Or: the "bennatica" boiling. This is not, nor does it want to be, much of a review of the piece in question. The rhetoric, the futility, the deep banality of the song are clear to everyone. That Edo, then, our old Edo, is forced to dye his hair and surround himself with people with no soul or art, is too sad a thing to comment on, even in the form of a review.
This wants to be a declaration of love for a wonderful artist, a father of Italian singer-songwriter music. To a man who has managed, with very few others, to elevate the singer-songwriter school of the south to the levels of the Genoese school, with the added value of the great Neapolitan tradition. All of this, as in the best Pino Daniele, another dead man walking, infused with the truest and deepest blues.
This man, then, and if you are young and don’t know him well you wouldn’t know, was also wonderfully self-deprecating. Profound, cultured, and self-deprecating.
In the mid-seventies, he made a handful of splendid albums. Literarily perfect, as I mentioned, profoundly self-deprecating and absolutely profound, both when he was laughing and when he was protesting, and musically completely innovative. Of course: there was the lesson of Dylan, the evident non-indifference to Battisti, the perfect knowledge of the Delta, Chicago, etc... In short, the sources were there, as always. But, as with all great artists, who are then great chefs, the ingredients were mixed with absolute genius, with strength and ability. Without melodramas, without rhetoric, without silly glances, etc...
Edo was surrounded, then, by an aura of absolute consistency and incorruptibility. I remember a friend of mine, during the “E’ arrivato un bastimento” tour (the last good album and in general one of the last listenable ones) who at the end of the concert approached him and had the nerve to tell him that, in his opinion, he had become bourgeois. Any other singer would have either told him to go to hell or pretended not to hear. Not him: he felt hurt, asked why, and they talked about it for a bit.

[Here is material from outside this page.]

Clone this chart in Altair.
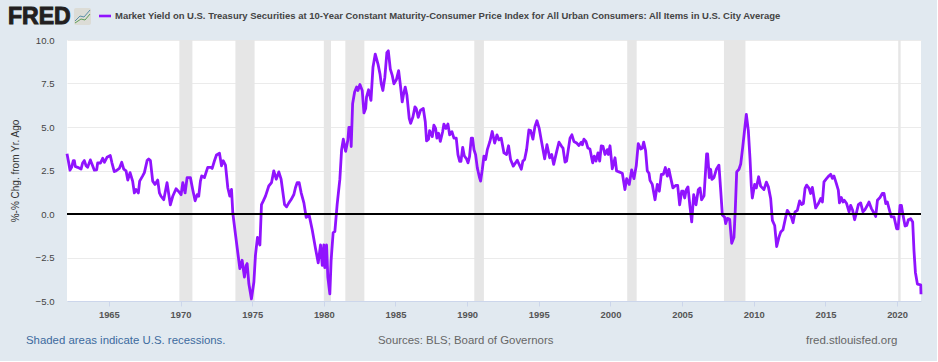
import altair as alt
import pandas as pd

TITLE = "Market Yield on U.S. Treasury Securities at 10-Year Constant Maturity-Consumer Price Index for All Urban Consumers: All Items in U.S. City Average"
Y_TITLE = "%-% Chg. from Yr. Ago"

years = [
 1962.08,1962.17,1962.29,1962.40,1962.52,1962.59,1962.66,1962.82,1963.06,1963.17,1963.29,1963.41,1963.52,1963.71,1963.82,1963.99,
 1964.15,1964.22,1964.41,1964.57,1964.69,1964.87,1965.10,1965.22,1965.38,1965.50,1965.73,1965.90,1966.04,1966.20,1966.32,1966.48,
 1966.66,1966.78,1966.90,1967.06,1967.15,1967.36,1967.48,1967.67,1967.78,1967.90,1968.06,1968.22,1968.41,1968.53,1968.64,1968.83,
 1969.06,1969.29,1969.46,1969.69,1969.85,1970.04,1970.16,1970.32,1970.46,1970.69,1970.85,1971.02,1971.16,1971.27,1971.39,1971.48,
 1971.67,1971.78,1971.90,1972.13,1972.21,1972.37,1972.51,1972.72,1972.86,1972.98,1973.14,1973.30,1973.44,1973.56,1973.65,1973.84,
 1974.14,1974.30,1974.46,1974.58,1974.65,1974.77,1974.95,1975.12,1975.23,1975.37,1975.54,1975.65,1975.77,1975.93,1976.16,1976.35,
 1976.51,1976.68,1976.86,1977.02,1977.26,1977.40,1977.56,1977.72,1977.91,1978.02,1978.14,1978.28,1978.42,1978.61,1978.77,1978.98,
 1979.19,1979.42,1979.61,1979.77,1979.89,1980.00,1980.07,1980.19,1980.28,1980.42,1980.51,1980.65,1980.77,1980.93,1981.12,1981.24,
 1981.36,1981.52,1981.68,1981.75,1981.87,1981.91,1982.01,1982.15,1982.29,1982.38,1982.52,1982.68,1982.80,1982.92,1982.98,1983.12,
 1983.29,1983.43,1983.59,1983.78,1983.92,1984.01,1984.12,1984.26,1984.40,1984.50,1984.64,1984.78,1984.89,1985.06,1985.22,1985.36,
 1985.47,1985.57,1985.68,1985.80,1985.96,1986.06,1986.22,1986.36,1986.45,1986.59,1986.75,1986.94,1987.08,1987.17,1987.31,1987.38,
 1987.57,1987.68,1987.80,1987.89,1988.01,1988.13,1988.29,1988.38,1988.52,1988.66,1988.78,1988.94,1989.08,1989.24,1989.36,1989.48,
 1989.57,1989.69,1989.80,1989.96,1990.06,1990.17,1990.29,1990.38,1990.48,1990.59,1990.71,1990.85,1990.94,1991.06,1991.17,1991.29,
 1991.41,1991.59,1991.75,1991.92,1992.08,1992.22,1992.38,1992.57,1992.75,1992.89,1993.03,1993.22,1993.50,1993.78,1993.89,1994.01,
 1994.15,1994.31,1994.43,1994.59,1994.73,1994.87,1995.03,1995.17,1995.41,1995.57,1995.76,1995.90,1996.04,1996.25,1996.41,1996.59,
 1996.69,1996.83,1996.94,1997.04,1997.18,1997.31,1997.45,1997.64,1997.80,1997.97,1998.04,1998.15,1998.29,1998.43,1998.57,1998.76,
 1998.87,1998.99,1999.13,1999.25,1999.36,1999.48,1999.62,1999.78,1999.85,1999.97,2000.13,2000.32,2000.43,2000.60,2000.83,2001.01,
 2001.13,2001.31,2001.48,2001.64,2001.80,2001.94,2002.11,2002.22,2002.32,2002.45,2002.57,2002.69,2002.76,2002.92,2003.11,2003.27,
 2003.41,2003.55,2003.69,2003.83,2003.97,2004.08,2004.20,2004.36,2004.55,2004.69,2004.83,2004.97,2005.08,2005.18,2005.29,2005.41,
 2005.55,2005.67,2005.81,2005.97,2006.13,2006.25,2006.36,2006.53,2006.71,2006.78,2006.90,2006.99,2007.08,2007.22,2007.39,2007.57,
 2007.69,2007.81,2007.97,2008.04,2008.16,2008.32,2008.46,2008.62,2008.71,2008.81,2008.97,2009.09,2009.23,2009.37,2009.48,2009.62,
 2009.74,2009.83,2009.90,2010.06,2010.18,2010.34,2010.48,2010.71,2010.88,2011.02,2011.18,2011.30,2011.46,2011.60,2011.76,2011.88,
 2012.04,2012.23,2012.34,2012.46,2012.62,2012.74,2012.88,2013.04,2013.20,2013.34,2013.46,2013.58,2013.69,2013.86,2013.97,2014.09,
 2014.32,2014.51,2014.67,2014.79,2014.90,2015.09,2015.25,2015.37,2015.48,2015.60,2015.76,2015.90,2015.98,2016.11,2016.23,2016.32,
 2016.48,2016.65,2016.76,2016.90,2017.04,2017.18,2017.30,2017.46,2017.62,2017.76,2017.93,2018.04,2018.21,2018.39,2018.51,2018.63,
 2018.81,2018.97,2019.09,2019.21,2019.32,2019.44,2019.60,2019.79,2019.97,2020.07,2020.21,2020.30,2020.42,2020.56,2020.67,2020.79,
 2020.95,2021.09,2021.18,2021.28,2021.42,2021.65,2021.67,
]
values = [
 3.46,3.07,2.52,2.68,3.07,3.07,2.73,2.68,2.58,2.93,3.07,2.77,2.68,3.11,2.87,2.52,
 2.54,2.93,2.93,3.20,2.97,3.26,3.36,2.93,2.44,2.48,2.62,2.97,2.58,2.48,1.95,2.38,
 1.89,1.21,1.41,1.21,1.89,2.19,2.38,3.07,3.16,3.07,1.89,1.70,1.95,1.21,1.02,0.82,
 1.80,0.53,1.02,1.45,1.31,1.11,1.80,1.21,2.09,2.09,1.41,0.76,1.11,1.02,1.89,2.19,
 2.09,2.38,2.68,2.68,2.62,3.06,3.39,3.49,2.77,3.06,2.81,1.51,1.03,1.41,0.06,-1.20,
 -3.14,-2.66,-3.62,-2.95,-2.85,-4.01,-4.88,-3.91,-2.36,-1.34,-1.78,0.54,0.74,1.03,1.61,1.80,
 2.48,2.00,2.42,2.00,0.54,0.41,0.64,0.83,1.12,1.51,1.80,1.80,1.22,0.64,-0.19,-0.08,
 -0.91,-1.98,-2.81,-1.78,-2.95,-1.78,-3.08,-1.78,-3.62,-4.59,-2.66,-1.07,-1.01,0.54,2.00,3.69,
 4.30,3.60,4.26,4.98,4.98,3.88,6.34,7.01,7.30,7.10,7.44,7.10,5.81,6.06,6.72,7.14,
 6.53,8.43,9.19,8.62,8.05,7.48,7.10,7.86,9.28,9.38,8.33,7.95,7.48,7.71,8.24,7.29,
 6.44,6.91,7.29,6.82,5.49,5.21,5.59,6.16,6.06,5.55,5.97,6.06,5.30,4.20,4.30,4.79,
 4.45,5.11,4.92,4.36,4.64,4.17,4.73,5.17,4.92,5.17,4.55,4.73,4.36,4.36,3.41,3.03,
 3.03,3.83,3.35,3.16,2.94,3.31,4.36,4.36,3.69,3.41,2.65,2.14,1.89,2.57,3.32,3.13,
 3.70,4.17,4.74,4.08,4.55,4.26,4.36,3.51,3.42,3.92,3.13,2.75,3.09,2.57,3.04,3.13,
 3.70,4.83,4.79,4.30,5.02,5.36,4.92,4.26,3.17,3.98,3.23,3.42,2.85,3.60,4.13,3.89,
 3.79,2.98,3.04,3.60,4.36,4.55,4.17,4.08,3.94,4.13,3.98,4.30,4.17,3.79,3.74,2.94,
 3.32,3.04,3.51,3.04,3.92,3.89,3.42,3.70,3.42,3.92,2.60,3.23,2.47,2.42,2.34,1.40,
 2.03,1.70,2.53,2.03,2.77,4.04,3.74,3.78,4.13,3.65,2.48,2.34,1.93,1.70,0.82,1.70,
 1.31,2.28,2.28,2.67,2.18,2.57,2.09,1.50,1.64,1.64,0.53,1.31,1.31,0.92,1.40,1.56,
 0.43,-0.45,1.11,0.53,1.40,1.50,0.82,1.05,3.45,3.45,2.09,2.57,1.99,2.09,2.57,2.81,
 1.40,-0.06,-0.19,-0.55,-0.25,-0.31,-1.68,-1.33,0.23,2.42,2.57,2.87,3.84,4.91,5.73,4.81,
 3.16,1.60,0.92,1.70,1.50,2.14,1.60,1.40,1.83,1.56,0.89,-0.37,-0.66,-1.87,-1.33,-1.04,
 -0.91,-0.17,0.21,0.06,-0.17,-0.50,0.12,0.21,0.75,0.54,0.60,1.47,1.66,1.47,1.18,1.53,
 0.35,0.60,0.89,0.69,1.85,2.05,2.20,2.28,2.05,2.18,1.76,1.37,0.64,0.95,0.69,0.79,
 0.60,0.12,0.50,0.21,-0.33,0.12,0.54,0.64,0.12,0.25,0.50,0.69,0.31,0.06,-0.14,0.79,
 0.95,1.18,1.18,0.60,0.69,0.31,-0.17,-0.17,-0.85,-0.85,0.50,0.50,-0.08,-0.69,-0.66,-0.33,
 -0.27,-0.46,-2.10,-3.36,-4.03,-4.07,-4.61,
]
rec_start = [1969.92,1973.83,1980.00,1981.50,1990.50,2001.17,2007.92,2020.08]
rec_end   = [1970.83,1975.17,1980.50,1982.83,1991.17,2001.83,2009.42,2020.25]
x_ticks = list(range(1965, 2025, 5))
y_ticks = [-5, -2.5, 0, 2.5, 5, 7.5, 10]

n = min(len(years), len(values))
df = pd.DataFrame({"year": years[:n], "value": values[:n]})
rec = pd.DataFrame({"s": rec_start, "e": rec_end})

BG = "#e1e9f0"
PURPLE = "#9013fe"
x_scale = alt.Scale(domain=[1962.08, 2021.67], nice=False, zero=False)
y_scale = alt.Scale(domain=[-5, 10], nice=False, zero=False)

base_x = alt.X("year:Q", scale=x_scale, title=None, axis=alt.Axis(
    values=x_ticks, format="d", grid=False, domainColor="#ccd6eb", domainWidth=1,
    tickColor="#ccd6eb", tickSize=5, labelFont="Liberation Sans", labelFontSize=9.4,
    labelFontWeight="bold", labelColor="#555555", labelPadding=4, labelFlush=False))
base_y = alt.Y("value:Q", scale=y_scale, title=Y_TITLE, axis=alt.Axis(
    values=y_ticks, format=".1f", grid=True, gridColor="#ebebeb", gridWidth=1, domain=False, ticks=False,
    labelFont="Liberation Sans", labelFontSize=9.6, labelColor="#444444", labelPadding=13,
    titleFont="Liberation Sans", titleFontSize=10, titleFontWeight="normal", titleColor="#333333",
    titlePadding=15))

line = alt.Chart(df).mark_line(color=PURPLE, strokeWidth=2.8, strokeJoin="round").encode(x=base_x, y=base_y)
bands = alt.Chart(rec).mark_rect(color="#e6e6e6").encode(
    x=alt.X("s:Q", scale=x_scale, title=None), x2="e:Q")
zero = alt.Chart(pd.DataFrame({"z": [0]})).mark_rule(color="#000000", strokeWidth=2).encode(
    y=alt.Y("z:Q", scale=y_scale, title=Y_TITLE))


def label(txt, x, y, **kw):
    return alt.Chart(pd.DataFrame({"t": [txt]})).mark_text(baseline="middle", align="left", **kw).encode(
        text="t:N", x=alt.value(x), y=alt.value(y))


def seg(x1, y1, x2, y2, color, w=1):
    return alt.Chart(pd.DataFrame({"a": [0]})).mark_rule(color=color, strokeWidth=w).encode(
        x=alt.value(x1), x2=alt.value(x2), y=alt.value(y1), y2=alt.value(y2))


# chart origin is (67, 40) on the page
ox, oy = 67, 40
deco = [
    label("FRED", 8 - ox, 17 - oy, font="Liberation Sans", fontSize=23, fontWeight="bold", color="#231f20",
          stroke="#231f20", strokeWidth=1),
    alt.Chart(pd.DataFrame({"a": [0]})).mark_rect(color="#dcdcd6", cornerRadius=2).encode(
        x=alt.value(74 - ox), x2=alt.value(91 - ox), y=alt.value(8 - oy), y2=alt.value(25 - oy)),
    seg(75 - ox, 21 - oy, 80 - ox, 16 - oy, "#5a8fa8"), seg(80 - ox, 16 - oy, 84 - ox, 17 - oy, "#5a8fa8"),
    seg(84 - ox, 17 - oy, 90 - ox, 10 - oy, "#5a8fa8"),
    seg(75 - ox, 23 - oy, 81 - ox, 19 - oy, "#5f9e5a"), seg(81 - ox, 19 - oy, 85 - ox, 20 - oy, "#5f9e5a"),
    seg(85 - ox, 20 - oy, 90 - ox, 14 - oy, "#5f9e5a"),
    seg(99 - ox, 16 - oy, 111 - ox, 16 - oy, PURPLE, 2.6),
    label(TITLE, 115 - ox, 16 - oy, font="Liberation Sans", fontSize=9.47, fontWeight="bold", color="#444444"),
    label("Shaded areas indicate U.S. recessions.", 26 - ox, 341 - oy, font="Liberation Sans", fontSize=11.4, color="#3c6a9e"),
    label("Sources: BLS; Board of Governors", 378 - ox, 341 - oy, font="Liberation Sans", fontSize=11.4, color="#666666"),
    label("fred.stlouisfed.org", 806 - ox, 341 - oy, font="Liberation Sans", fontSize=11.5, color="#666666"),
]

chart = alt.layer(bands, line, zero, *deco).resolve_scale(x="shared", y="shared").properties(
    width=854, height=261, background=BG,
    padding={"left": 67, "top": 40, "right": 16, "bottom": 60},
    autosize=alt.AutoSizeParams(type="none", contains="content"),
).configure_view(fill="#ffffff", stroke=None)

chart.save("out.html", embed_options={"renderer": "svg", "actions": False,
                                      "defaultStyle": "body{margin:0}"})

Then, toward the mid-eighties and after a certainly acceptable album in its being, somehow, experimental, like “Kaiwanna”, came the choice. That damn choice faced by all singer-songwriters of the great school: either hold on to your listeners, growing with them and perhaps experimenting (as the much-mourned Battisti did, but as Conte, Fossati, Battiato, and very few others also did still do in a less risky manner) or glance toward the young, believing them the only drivers of sales and charts, in a world increasingly ruthlessly dominated by the market. And so here are the dyed hair, the vivalamamma, the okitalia, and further down, until the latest production of risky and almost always flawed collaborations with weak guitar-wielding youngsters and this latest single. This last summer song, banal and beachy, from the very person who, a few years ago, at the tribute concert for De Andrè, sang “La canzone per l’estate” (not understanding it...?…bah…).
The choice of partner then clarifies the project. If I am a director like Antonioni, and I realize I'm not as strong as I used to be, I have three choices: either I quit (a choice that almost no one takes, often wrongly) or I team up with Wenders, because I have a name and a tradition to defend, and above all because I love cinema, or I team up with Vanzina, because I also want to sell at Christmas.
Well: Antonioni chose Wenders. Bennato chose Vanzina/Britti (though I'm a bit sorry for the comparison with Vanzina, who did do something good, well…), teaming up with a handsome strategically skilled six-stringer entirely devoid of soul, with the compositional ability of Cristina D'Avena when she’s off her game.
What a pity, Edo: you were a great. In the middle of your descent, you remembered us and yourself, giving us your alter ego Sarnataro. Deluding us.